SUPPLIED DATA ▸
>>>>

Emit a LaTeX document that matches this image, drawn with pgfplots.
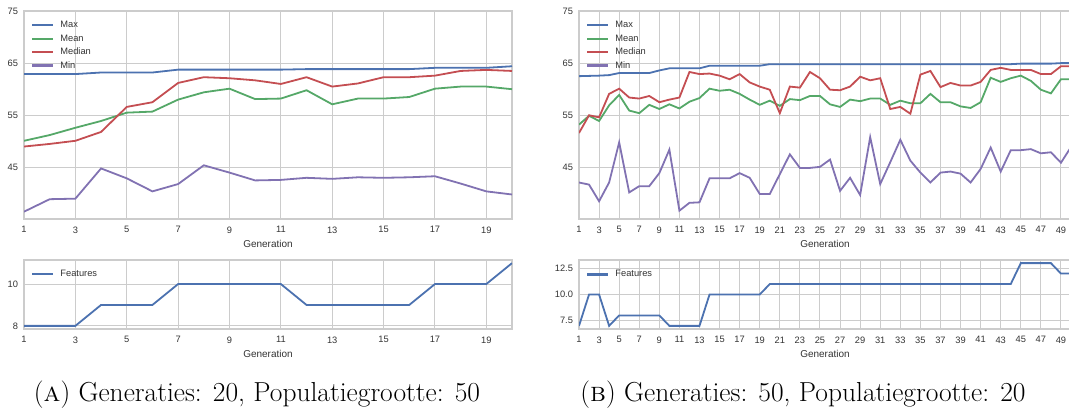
\documentclass[border=0pt]{standalone}
\usepackage{fontspec}
\usepackage{pgfplots}
\usepackage{pgfplotstable}
\pgfplotsset{compat=1.18}
\newfontfamily\sns{Liberation Sans}
\newcommand\tickfont{\sns\fontsize{9.3}{11}\selectfont}
\newcommand\labfont{\sns\fontsize{10}{12}\selectfont}

\definecolor{sbblue}{HTML}{4C72B0}
\definecolor{sbgreen}{HTML}{55A868}
\definecolor{sbred}{HTML}{C44E52}
\definecolor{sbpurple}{HTML}{8172B2}
\definecolor{gridc}{HTML}{CCCCCC}
\definecolor{labc}{HTML}{333333}

% fitness per generation, 20 generations x 50 individuals
\pgfplotstableread{
g max mean median min
1 62.9 50.1 49.0 36.5
2 62.9 51.2 49.5 38.9
3 62.9 52.6 50.1 39.0
4 63.2 53.9 51.8 44.8
5 63.2 55.5 56.6 42.9
6 63.2 55.7 57.5 40.4
7 63.75 58.0 61.2 41.8
8 63.75 59.4 62.3 45.4
9 63.75 60.1 62.1 44.0
10 63.75 58.1 61.7 42.5
11 63.75 58.2 61.0 42.6
12 63.85 59.8 62.3 43.0
13 63.85 57.1 60.5 42.8
14 63.85 58.2 61.1 43.1
15 63.85 58.2 62.3 43.0
16 63.85 58.5 62.3 43.1
17 64.1 60.1 62.6 43.3
18 64.1 60.5 63.5 41.9
19 64.1 60.5 63.7 40.4
20 64.4 60.0 63.5 39.8
}\fitA

\pgfplotstableread{
g f
1 8
2 8
3 8
4 9
5 9
6 9
7 10
8 10
9 10
10 10
11 10
12 9
13 9
14 9
15 9
16 9
17 10
18 10
19 10
20 11
}\featA

% fitness per generation, 50 generations x 20 individuals
\pgfplotstableread{
g max mean median min
1 62.5 53.2 51.6 42.1
2 62.55 54.9 55.0 41.7
3 62.6 53.9 54.6 38.5
4 62.7 56.9 59.1 42.1
5 63.1 58.9 60.1 49.8
6 63.1 55.9 58.4 40.2
7 63.1 55.4 58.2 41.4
8 63.1 57.0 58.7 41.4
9 63.6 56.2 57.5 43.9
10 64.0 57.1 58.0 48.4
11 64.0 56.3 58.4 36.7
12 64.0 57.6 63.3 38.2
13 64.0 58.3 62.9 38.3
14 64.5 60.1 63.0 42.9
15 64.5 59.7 62.6 42.9
16 64.5 59.9 61.9 42.9
17 64.5 59.1 62.9 43.9
18 64.5 58.0 61.3 43.0
19 64.5 57.0 60.5 39.9
20 64.8 57.8 59.9 39.9
21 64.8 56.8 55.4 43.7
22 64.8 58.1 60.5 47.5
23 64.8 57.9 60.3 44.9
24 64.8 58.7 63.3 44.9
25 64.8 58.7 62.1 45.1
26 64.8 57.1 59.9 46.5
27 64.8 56.6 59.8 40.5
28 64.8 58.0 60.5 43.0
29 64.8 57.7 62.4 39.7
30 64.8 58.2 61.7 50.8
31 64.8 58.2 62.1 41.8
32 64.8 57.0 56.2 46.0
33 64.8 57.8 56.6 50.3
34 64.8 57.3 55.3 46.3
35 64.8 57.3 62.8 44.0
36 64.8 59.1 63.5 42.1
37 64.8 57.5 60.4 44.0
38 64.8 57.5 61.2 44.2
39 64.8 56.7 60.7 43.8
40 64.8 56.4 60.7 42.1
41 64.8 57.5 61.4 44.7
42 64.8 62.2 63.7 48.8
43 64.8 61.4 64.1 44.2
44 64.8 62.1 63.7 48.3
45 64.9 62.6 63.7 48.3
46 64.9 61.6 63.7 48.5
47 64.9 59.9 62.9 47.7
48 64.9 59.2 62.9 47.9
49 65.0 61.9 64.4 45.9
50 65.0 61.9 64.4 48.9
}\fitB

\pgfplotstableread{
g f
1 7
2 10
3 10
4 7
5 8
6 8
7 8
8 8
9 8
10 7
11 7
12 7
13 7
14 10
15 10
16 10
17 10
18 10
19 10
20 11
21 11
22 11
23 11
24 11
25 11
26 11
27 11
28 11
29 11
30 11
31 11
32 11
33 11
34 11
35 11
36 11
37 11
38 11
39 11
40 11
41 11
42 11
43 11
44 11
45 13
46 13
47 13
48 13
49 12
50 12
}\featB

\pgfplotsset{
  sns/.style={
    scale only axis,
    anchor=south west,
    axis line style={draw=gridc, line width=1.3pt},
    grid=major,
    major grid style={draw=gridc, line width=1pt},
    major tick length=0pt,
    tick label style={font=\tickfont, text=labc},
    xticklabel style={yshift=-4pt},
    yticklabel style={xshift=-2.5pt},
    xlabel={Generation},
    xlabel style={font=\labfont, text=labc},
    every axis plot/.append style={line width=1.8pt, no markers},
    legend cell align=left,
    legend style={draw=none, fill=none, at={(0,1)}, anchor=north west,
      xshift=4pt, yshift=-5.5pt, font=\tickfont, text=labc, row sep=0pt,
      nodes={inner sep=2.2pt, text height=7pt, text depth=2pt}},
    legend image code/.code={%
      \draw[##1, line width=2.2pt] (0pt,0pt) -- (21pt,0pt);
      \path (25pt,0pt);},
    /pgf/number format/assume math mode=true,
  },
  fit/.style={sns, height=208pt, ymin=35.1, ymax=75, ytick={45,55,65,75}},
  feat/.style={sns, height=69pt},
}

\begin{document}
\begin{tikzpicture}
\path[use as bounding box] (0,0) rectangle (1069pt,415pt);
\clip (0,0) rectangle (1069pt,415pt);

% (a) top
\begin{axis}[fit, at={(24pt,196pt)}, width=488pt,
  xmin=1, xmax=20, xtick={1,3,...,19}]
\addplot[color=sbblue] table[x=g, y=max] {\fitA};
\addplot[color=sbgreen] table[x=g, y=mean] {\fitA};
\addplot[color=sbred] table[x=g, y=median] {\fitA};
\addplot[color=sbpurple] table[x=g, y=min] {\fitA};
\legend{Max,Mean,Median,Min}
\end{axis}

% (a) bottom
\begin{axis}[feat, at={(24pt,86pt)}, width=488pt,
  xmin=1, xmax=20, xtick={1,3,...,19},
  ymin=7.85, ymax=11.15, ytick={8,10}]
\addplot[color=sbblue] table[x=g, y=f] {\featA};
\legend{Features}
\end{axis}

% (b) top
\begin{axis}[fit, at={(579pt,196pt)}, width=492pt,
  xmin=1, xmax=50, xtick={1,3,...,49}]
\addplot[color=sbblue] table[x=g, y=max] {\fitB};
\addplot[color=sbgreen] table[x=g, y=mean] {\fitB};
\addplot[color=sbred] table[x=g, y=median] {\fitB};
\addplot[color=sbpurple] table[x=g, y=min] {\fitB};
\legend{Max,Mean,Median,Min}
\end{axis}

% (b) bottom
\begin{axis}[feat, at={(579pt,86pt)}, width=492pt,
  xmin=1, xmax=50, xtick={1,3,...,49},
  ymin=6.7, ymax=13.3, ytick={7.5,10,12.5},
  yticklabel style={/pgf/number format/.cd, fixed, fixed zerofill, precision=1}]
\addplot[color=sbblue] table[x=g, y=f] {\featB};
\legend{Features}
\end{axis}

\node[anchor=base, font=\fontsize{27.5}{32}\selectfont] at (257pt,13.5pt)
  {(\textsc{a}) Generaties: 20, Populatiegrootte: 50};
\node[anchor=base, font=\fontsize{27.5}{32}\selectfont] at (803pt,13.5pt)
  {(\textsc{b}) Generaties: 50, Populatiegrootte: 20};
\end{tikzpicture}
\end{document}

<<<<

WHAT THE TASK ASKS ▸
Make an exact copy of the data, leaving its pictures out.

SOLUTION ▸
Emit a LaTeX document that matches this image, drawn with pgfplots.
\documentclass[border=0pt]{standalone}
\usepackage{fontspec}
\usepackage{pgfplots}
\usepackage{pgfplotstable}
\pgfplotsset{compat=1.18}
\newfontfamily\sns{Liberation Sans}
\newcommand\tickfont{\sns\fontsize{9.3}{11}\selectfont}
\newcommand\labfont{\sns\fontsize{10}{12}\selectfont}

\definecolor{sbblue}{HTML}{4C72B0}
\definecolor{sbgreen}{HTML}{55A868}
\definecolor{sbred}{HTML}{C44E52}
\definecolor{sbpurple}{HTML}{8172B2}
\definecolor{gridc}{HTML}{CCCCCC}
\definecolor{labc}{HTML}{333333}

% fitness per generation, 20 generations x 50 individuals
\pgfplotstableread{
g max mean median min
1 62.9 50.1 49.0 36.5
2 62.9 51.2 49.5 38.9
3 62.9 52.6 50.1 39.0
4 63.2 53.9 51.8 44.8
5 63.2 55.5 56.6 42.9
6 63.2 55.7 57.5 40.4
7 63.75 58.0 61.2 41.8
8 63.75 59.4 62.3 45.4
9 63.75 60.1 62.1 44.0
10 63.75 58.1 61.7 42.5
11 63.75 58.2 61.0 42.6
12 63.85 59.8 62.3 43.0
13 63.85 57.1 60.5 42.8
14 63.85 58.2 61.1 43.1
15 63.85 58.2 62.3 43.0
16 63.85 58.5 62.3 43.1
17 64.1 60.1 62.6 43.3
18 64.1 60.5 63.5 41.9
19 64.1 60.5 63.7 40.4
20 64.4 60.0 63.5 39.8
}\fitA

\pgfplotstableread{
g f
1 8
2 8
3 8
4 9
5 9
6 9
7 10
8 10
9 10
10 10
11 10
12 9
13 9
14 9
15 9
16 9
17 10
18 10
19 10
20 11
}\featA

% fitness per generation, 50 generations x 20 individuals
\pgfplotstableread{
g max mean median min
1 62.5 53.2 51.6 42.1
2 62.55 54.9 55.0 41.7
3 62.6 53.9 54.6 38.5
4 62.7 56.9 59.1 42.1
5 63.1 58.9 60.1 49.8
6 63.1 55.9 58.4 40.2
7 63.1 55.4 58.2 41.4
8 63.1 57.0 58.7 41.4
9 63.6 56.2 57.5 43.9
10 64.0 57.1 58.0 48.4
11 64.0 56.3 58.4 36.7
12 64.0 57.6 63.3 38.2
13 64.0 58.3 62.9 38.3
14 64.5 60.1 63.0 42.9
15 64.5 59.7 62.6 42.9
16 64.5 59.9 61.9 42.9
17 64.5 59.1 62.9 43.9
18 64.5 58.0 61.3 43.0
19 64.5 57.0 60.5 39.9
20 64.8 57.8 59.9 39.9
21 64.8 56.8 55.4 43.7
22 64.8 58.1 60.5 47.5
23 64.8 57.9 60.3 44.9
24 64.8 58.7 63.3 44.9
25 64.8 58.7 62.1 45.1
26 64.8 57.1 59.9 46.5
27 64.8 56.6 59.8 40.5
28 64.8 58.0 60.5 43.0
29 64.8 57.7 62.4 39.7
30 64.8 58.2 61.7 50.8
31 64.8 58.2 62.1 41.8
32 64.8 57.0 56.2 46.0
33 64.8 57.8 56.6 50.3
34 64.8 57.3 55.3 46.3
35 64.8 57.3 62.8 44.0
36 64.8 59.1 63.5 42.1
37 64.8 57.5 60.4 44.0
38 64.8 57.5 61.2 44.2
39 64.8 56.7 60.7 43.8
40 64.8 56.4 60.7 42.1
41 64.8 57.5 61.4 44.7
42 64.8 62.2 63.7 48.8
43 64.8 61.4 64.1 44.2
44 64.8 62.1 63.7 48.3
45 64.9 62.6 63.7 48.3
46 64.9 61.6 63.7 48.5
47 64.9 59.9 62.9 47.7
48 64.9 59.2 62.9 47.9
49 65.0 61.9 64.4 45.9
50 65.0 61.9 64.4 48.9
}\fitB

\pgfplotstableread{
g f
1 7
2 10
3 10
4 7
5 8
6 8
7 8
8 8
9 8
10 7
11 7
12 7
13 7
14 10
15 10
16 10
17 10
18 10
19 10
20 11
21 11
22 11
23 11
24 11
25 11
26 11
27 11
28 11
29 11
30 11
31 11
32 11
33 11
34 11
35 11
36 11
37 11
38 11
39 11
40 11
41 11
42 11
43 11
44 11
45 13
46 13
47 13
48 13
49 12
50 12
}\featB

\pgfplotsset{
  sns/.style={
    scale only axis,
    anchor=south west,
    axis line style={draw=gridc, line width=1.3pt},
    grid=major,
    major grid style={draw=gridc, line width=1pt},
    major tick length=0pt,
    tick label style={font=\tickfont, text=labc},
    xticklabel style={yshift=-4pt},
    yticklabel style={xshift=-2.5pt},
    xlabel={Generation},
    xlabel style={font=\labfont, text=labc},
    every axis plot/.append style={line width=1.8pt, no markers},
    legend cell align=left,
    legend style={draw=none, fill=none, at={(0,1)}, anchor=north west,
      xshift=4pt, yshift=-5.5pt, font=\tickfont, text=labc, row sep=0pt,
      nodes={inner sep=2.2pt, text height=7pt, text depth=2pt}},
    legend image code/.code={%
      \draw[##1, line width=2.2pt] (0pt,0pt) -- (21pt,0pt);
      \path (25pt,0pt);},
    /pgf/number format/assume math mode=true,
  },
  fit/.style={sns, height=208pt, ymin=35.1, ymax=75, ytick={45,55,65,75}},
  feat/.style={sns, height=69pt},
}

\begin{document}
\begin{tikzpicture}
\path[use as bounding box] (0,0) rectangle (1069pt,415pt);
\clip (0,0) rectangle (1069pt,415pt);

% (a) top
\begin{axis}[fit, at={(24pt,196pt)}, width=488pt,
  xmin=1, xmax=20, xtick={1,3,...,19}]
\addplot[color=sbblue] table[x=g, y=max] {\fitA};
\addplot[color=sbgreen] table[x=g, y=mean] {\fitA};
\addplot[color=sbred] table[x=g, y=median] {\fitA};
\addplot[color=sbpurple] table[x=g, y=min] {\fitA};
\legend{Max,Mean,Median,Min}
\end{axis}

% (a) bottom
\begin{axis}[feat, at={(24pt,86pt)}, width=488pt,
  xmin=1, xmax=20, xtick={1,3,...,19},
  ymin=7.85, ymax=11.15, ytick={8,10}]
\addplot[color=sbblue] table[x=g, y=f] {\featA};
\legend{Features}
\end{axis}

% (b) top
\begin{axis}[fit, at={(579pt,196pt)}, width=492pt,
  xmin=1, xmax=50, xtick={1,3,...,49}]
\addplot[color=sbblue] table[x=g, y=max] {\fitB};
\addplot[color=sbgreen] table[x=g, y=mean] {\fitB};
\addplot[color=sbred] table[x=g, y=median] {\fitB};
\addplot[color=sbpurple] table[x=g, y=min] {\fitB};
\legend{Max,Mean,Median,Min}
\end{axis}

% (b) bottom
\begin{axis}[feat, at={(579pt,86pt)}, width=492pt,
  xmin=1, xmax=50, xtick={1,3,...,49},
  ymin=6.7, ymax=13.3, ytick={7.5,10,12.5},
  yticklabel style={/pgf/number format/.cd, fixed, fixed zerofill, precision=1}]
\addplot[color=sbblue] table[x=g, y=f] {\featB};
\legend{Features}
\end{axis}

\node[anchor=base, font=\fontsize{27.5}{32}\selectfont] at (257pt,13.5pt)
  {(\textsc{a}) Generaties: 20, Populatiegrootte: 50};
\node[anchor=base, font=\fontsize{27.5}{32}\selectfont] at (803pt,13.5pt)
  {(\textsc{b}) Generaties: 50, Populatiegrootte: 20};
\end{tikzpicture}
\end{document}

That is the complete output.